I've played games since the Atari 2600. I've seen the growth of video games prior to the crash of '83, the saving of the industry by Nintendo, the maturing by Sega, Sony making it mainstream, and Microsoft making it social. So, I am one of many experts in video games as I have lived these experiences. I remember feeling that "video games are dead" in '83. They were dead. One day, arcades were flourishing, the next day, they were empty. Eveybody thought video games were a fad, like break dancing.
Then came Nintendo with Super Mario World. A game with great graphics, and a huge world that took days to explore. It was a fundamental change from brief visits to an arcade (which the Atari 2600 poorly emulated), to a bigger experience in the living room.
That change is what the industry needs right now.

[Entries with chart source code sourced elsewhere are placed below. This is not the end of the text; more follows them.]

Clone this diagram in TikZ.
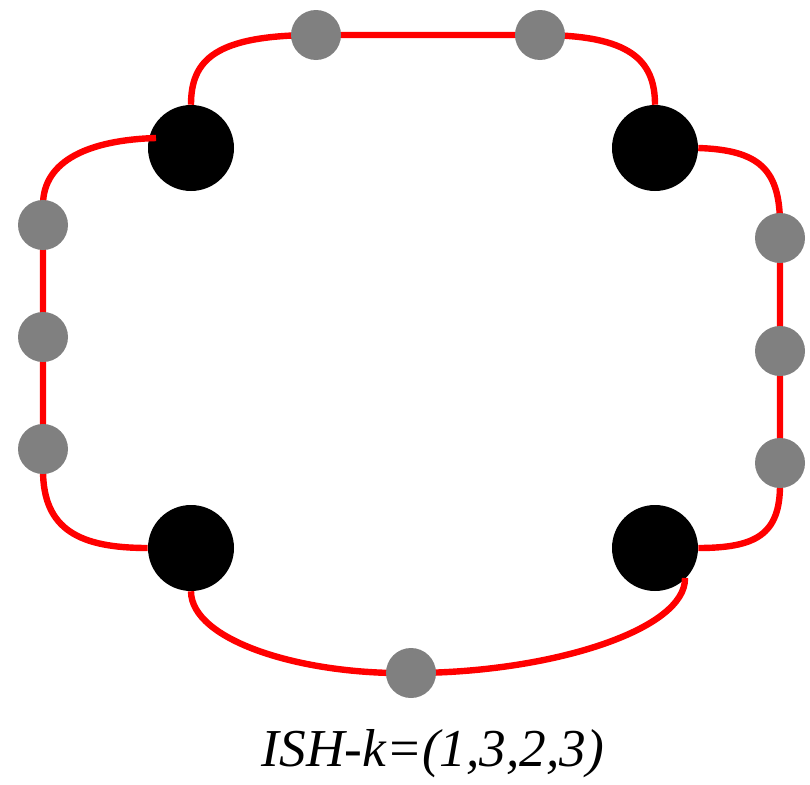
\documentclass[tikz,border=0pt]{standalone}
\usepackage{fontspec}
\setmainfont{Liberation Serif}
\begin{document}
\begin{tikzpicture}[x=0.75pt,y=-0.75pt,
  big/.style={circle,fill=black,inner sep=0pt,minimum size=64.5pt},
  small/.style={circle,fill=gray,inner sep=0pt,minimum size=37.5pt},
  edge/.style={red,line width=4.8pt}]
\useasboundingbox (0,0) rectangle (810,785);
% black nodes
\node[big] (b1) at (191,148) {};
\node[big] (b2) at (655,148) {};
\node[big] (b3) at (191,548) {};
\node[big] (b4) at (655,548) {};
% gray node positions
\coordinate (t1) at (316,35);
\coordinate (t2) at (540,35);
\coordinate (l1) at (43,225);
\coordinate (l2) at (43,337);
\coordinate (l3) at (43,449);
\coordinate (r1) at (780,238);
\coordinate (r2) at (780,351);
\coordinate (r3) at (780,463);
\coordinate (m1) at (411,673);
\coordinate (sL) at (156,138);
\coordinate (sR) at (685,578);
% red connectors
\draw[edge] (b1.north) .. controls (191,60) and (215,35) .. (t1) -- (t2)
  .. controls (630,35) and (655,60) .. (b2.north);
\draw[edge] (sL) .. controls (90,140) and (43,160) .. (43,205) -- (l1) -- (l2) -- (l3)
  -- (43,470) .. controls (43,530) and (80,548) .. (b3.west);
\draw[edge] (b2.east) .. controls (760,150) and (780,170) .. (780,225) -- (r1) -- (r2) -- (r3)
  -- (780,485) .. controls (780,535) and (755,548) .. (b4.east);
\draw[edge] (b3.south) .. controls (191,640) and (300,675) .. (m1)
  .. controls (550,673) and (686,630) .. (sR);
% gray nodes
\foreach \n in {t1,t2,l1,l2,l3,r1,r2,r3,m1}
  \node[small] (g\n) at (\n) {};
\node[font=\fontsize{40}{46}\selectfont\itshape, anchor=base] (lab) at (433,766) {ISH-k=(1,3,2,3)};
\end{tikzpicture}
\end{document}
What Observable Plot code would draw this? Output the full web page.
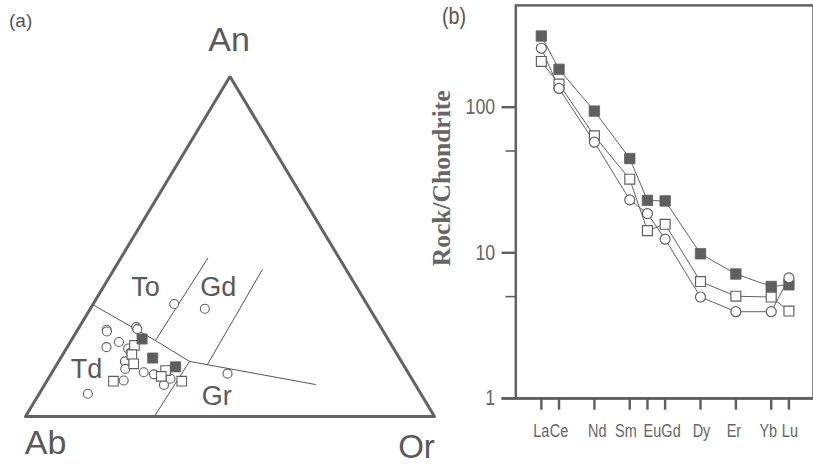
<!DOCTYPE html>
<html><head><meta charset="utf-8">
<script src="https://cdn.jsdelivr.net/npm/d3@7"></script>
<script src="https://cdn.jsdelivr.net/npm/@observablehq/plot@0.6"></script>
<style>
html,body{margin:0;padding:0;background:#fff;overflow:hidden;}
#wrap{position:relative;width:813px;height:464px;overflow:hidden;background:#fff;}
#pa{position:absolute;left:0;top:0;}
#pb{position:absolute;left:420px;top:0;}
.lab{position:absolute;color:#555;line-height:1;white-space:nowrap;font-family:'Liberation Sans',Arial,sans-serif;}
</style></head><body>
<div id="wrap">
<div id="pa"></div>
<div id="pb"></div>
<div class="lab" style="left:9px;top:11px;font-size:19px;">(a)</div>
<div class="lab" style="left:442px;top:4px;font-size:24px;transform:scaleX(0.82);transform-origin:left top;">(b)</div>
</div>
<script>
// ---------- Panel (a): An-Ab-Or ternary (values in %, Ab = 100 - An - Or) ----------
const vertexNames = ["An", "Ab", "Or"];
const vertexAn = [100, 0, 0];
const vertexOr = [0, 0, 100];

const circleAn = [33.1, 31.7, 25.5, 25.0, 26.3, 25.7, 21.9, 20.4, 20.0, 18.8, 16.2, 14.0, 13.0, 12.4, 10.6, 9.3, 11.1, 6.7, 12.6];
const circleOr = [19.8, 28.0, 7.1, 7.4, 13.9, 14.5, 11.9, 9.6, 15.1, 16.3, 16.2, 17.4, 22.4, 25.2, 18.7, 29.2, 29.9, 11.9, 43.1];

const openSqAn = [20.9, 18.2, 15.5, 10.4, 13.5, 11.8, 10.4];
const openSqOr = [16.2, 16.9, 18.7, 16.3, 27.5, 27.3, 33.0];

const filledSqAn = [22.8, 17.2, 14.6];
const filledSqOr = [17.1, 22.5, 29.4];

const boundaryId = [1, 1, 1, 1, 2, 2, 3, 3, 4, 4];
const boundaryAn = [32.9, 22.35, 16.2, 9.4, 0, 16.2, 22.35, 46.5, 15.3, 43.2];
const boundaryOr = [0, 20.6, 32.0, 66.2, 31.5, 32.0, 20.6, 21.3, 36.85, 36.3];

const fieldNames = ["To", "Gd", "Td", "Gr"];
const fieldAn = [37.9, 37.9, 13.8, 5.9];
const fieldOr = [10.4, 28.2, 8.0, 43.8];

// ---------- Panel (b): chondrite-normalised REE ----------
const reeSeries = ["La","Ce","Pr","Nd","Pm","Sm","Eu","Gd","Tb","Dy","Ho","Er","Tm","Yb","Lu"];
const reeShown = ["La","Ce","Nd","Sm","Eu","Gd","Dy","Er","Yb","Lu"];
const filledValues = [308, 182, 94, 44.4, 22.9, 22.7, 9.85, 7.15, 5.87, 6.03];
const openSqValues = [206, 144, 63.5, 32, 14.2, 15.7, 6.35, 5.03, 4.97, 3.98];
const circleValues = [254, 134.5, 57.5, 23.1, 18.6, 12.4, 4.97, 3.94, 3.94, 6.72];
const yMajor = [1, 10, 100];
const yMinor = [5, 50];

// label style: small horizontal nudges of the element labels, as in the source figure
const labelNudge = { Nd: 3, Sm: -4, Eu: 5, Gd: 6, Dy: 1, Er: -2, Yb: -3, Lu: 1 };

// ---------- helpers ----------
const S3 = Math.sqrt(3) / 2;
function tern(an, or) { return { x: (or + an / 2) / 100, y: (an / 100) * S3 }; }
function ternTable(anArr, orArr, extra) {
  return anArr.map((a, i) => Object.assign(tern(a, orArr[i]), extra ? extra(i) : {}));
}

const gray = "#5f5f5f";
const textGray = "#5a5a5a";
const sans = "Liberation Sans, Arial, sans-serif";

const vertices = ternTable(vertexAn, vertexOr, i => ({ name: vertexNames[i] }));
const triPath = [1, 2, 0, 1, 2].map(i => vertices[i]);
const boundaries = ternTable(boundaryAn, boundaryOr, i => ({ id: boundaryId[i] }));
const circles = ternTable(circleAn, circleOr);
const openSq = ternTable(openSqAn, openSqOr);
const filledSq = ternTable(filledSqAn, filledSqOr);
const fields = ternTable(fieldAn, fieldOr, i => ({ name: fieldNames[i] }));

const vlabel = (name, dx, dy, fs) => Plot.text(vertices.filter(d => d.name === name), {
  x: "x", y: "y", text: "name", dx, dy, fontSize: fs, fontFamily: sans, fill: textGray
});

const plotA = Plot.plot({
  width: 440, height: 464, margin: 0,
  style: { background: "transparent", overflow: "visible" },
  x: { domain: [0, 1], range: [25, 434], axis: null },
  y: { domain: [0, S3], range: [416, 76], axis: null },
  marks: [
    Plot.line(boundaries, { x: "x", y: "y", z: "id", stroke: "#555", strokeWidth: 1 }),
    Plot.line(triPath, { x: "x", y: "y", stroke: "#636363", strokeWidth: 3, strokeLinejoin: "miter" }),
    Plot.dot(circles, { x: "x", y: "y", r: 4.5, symbol: "circle", stroke: gray, strokeWidth: 1.1, fill: "white" }),
    Plot.dot(openSq, { x: "x", y: "y", r: 5.4, symbol: "square", stroke: gray, strokeWidth: 1.1, fill: "white" }),
    Plot.dot(filledSq, { x: "x", y: "y", r: 5.7, symbol: "square", stroke: gray, strokeWidth: 0.8, fill: gray }),
    Plot.text(fields, { x: "x", y: "y", text: "name", fontSize: 27, fontFamily: sans, fill: textGray }),
    vlabel("An", -1, -36, 34),
    vlabel("Ab", 20, 27, 34),
    vlabel("Or", -18, 31, 33)
  ]
});
document.getElementById("pa").appendChild(plotA);

const reeRows = [];
const series = [["filled", filledValues], ["open", openSqValues], ["circle", circleValues]];
for (const [s, vals] of series) reeShown.forEach((el, i) => reeRows.push({ series: s, el, v: vals[i] }));

const axisText = { fontFamily: sans, fill: "#666", label: null };

const plotB = Plot.plot({
  width: 400, height: 464,
  marginLeft: 97, marginTop: 5, marginBottom: 59, marginRight: 0,
  style: { background: "transparent", overflow: "visible" },
  x: { type: "point", domain: reeSeries, range: [117.3, 380], padding: 0 },
  y: { type: "log", domain: [1, 500], range: [405, 5] },
  marks: [
    Plot.frame({ stroke: "#606060", strokeWidth: 2.5 }),
    Plot.ruleY(yMajor.slice(0, 1), { stroke: "#606060", strokeWidth: 3, insetLeft: -14 }),
    Plot.axisY({ ticks: yMajor, tickSize: 14, tickPadding: 7, tickFormat: d => String(d),
      fontSize: 22, stroke: "#606060", strokeWidth: 2.5, ...axisText }),
    Plot.axisY({ ticks: yMinor, tickSize: 10, tickFormat: () => "", label: null,
      stroke: "#606060", strokeWidth: 1.6 }),
    Plot.axisX({ ticks: reeShown, tickSize: 12, tickFormat: () => "", label: null,
      stroke: "#606060", strokeWidth: 2.5 }),
    ...reeShown.map(el => Plot.axisX({ ticks: [el], tickSize: 0, tickPadding: 26, dx: labelNudge[el] || 0,
      fontSize: 18, ...axisText })),
    Plot.line(reeRows, { x: "el", y: "v", z: "series", stroke: "#606060", strokeWidth: 1 }),
    Plot.dot(reeRows.filter(d => d.series === "open"), { x: "el", y: "v", r: 5.7, symbol: "square", stroke: gray, strokeWidth: 1.2, fill: "white" }),
    Plot.dot(reeRows.filter(d => d.series === "filled"), { x: "el", y: "v", r: 6, symbol: "square", stroke: gray, strokeWidth: 0.8, fill: gray }),
    Plot.dot(reeRows.filter(d => d.series === "circle"), { x: "el", y: "v", r: 5.1, symbol: "circle", stroke: gray, strokeWidth: 1.2, fill: "white" }),
    Plot.text(["Rock/Chondrite"], { frameAnchor: "left", rotate: -90, dx: -75, dy: -24, textAnchor: "middle",
      fontSize: 26, fontWeight: "bold", fontFamily: "Liberation Serif, Times New Roman, serif", fill: "#666" })
  ]
});
document.getElementById("pb").appendChild(plotB);

// narrow the sans tick labels of panel (b) (the source uses a condensed face)
plotB.querySelectorAll('g[aria-label$="tick label"] text').forEach(t => {
  const tr = t.getAttribute("transform");
  if (tr) t.setAttribute("transform", tr + " scale(0.82,1)");
  else {
    const x = +(t.getAttribute("x") || 0), y = +(t.getAttribute("y") || 0);
    t.setAttribute("transform", `translate(${x},${y}) scale(0.82,1) translate(${-x},${-y})`);
  }
});
</script>
</body></html>
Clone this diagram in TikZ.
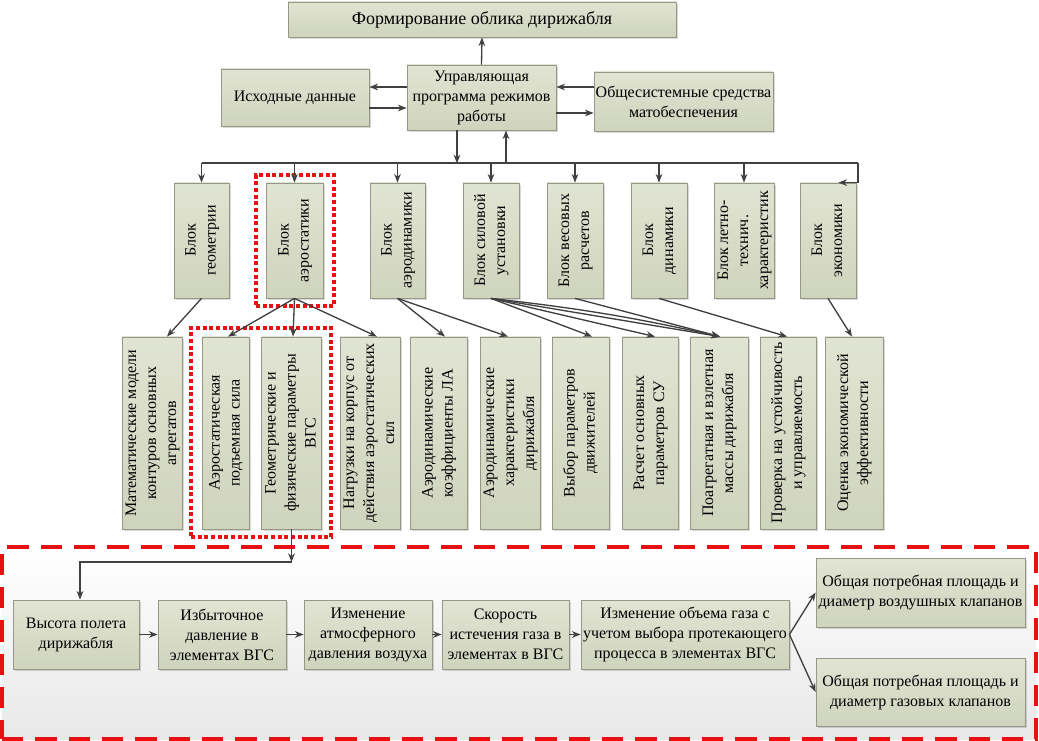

DIshonored (and Bioshock Infinite) is an example of why the industry needs to change. On one level, it's an amazing game with deep mechanics, great voice acting, great art design, great writing, and high polish. On another level, it's nothing I haven't seen before. There is no mystery to the game.
I'm going from point "A" to point "B", back to point "A" to finish a quest. I'll raid chests along the way, and when the quest is done, I'll get an upgrade.
This game design is dead. I don't care how interactive the environment is, nor the number of contrived paths to get there.
Doing the same thing over-and-over gets boring. We've had this basic quest format for a decade or two.
We need to look at this contrived format as a "problem". If we see it as a problem then we can try to solve it.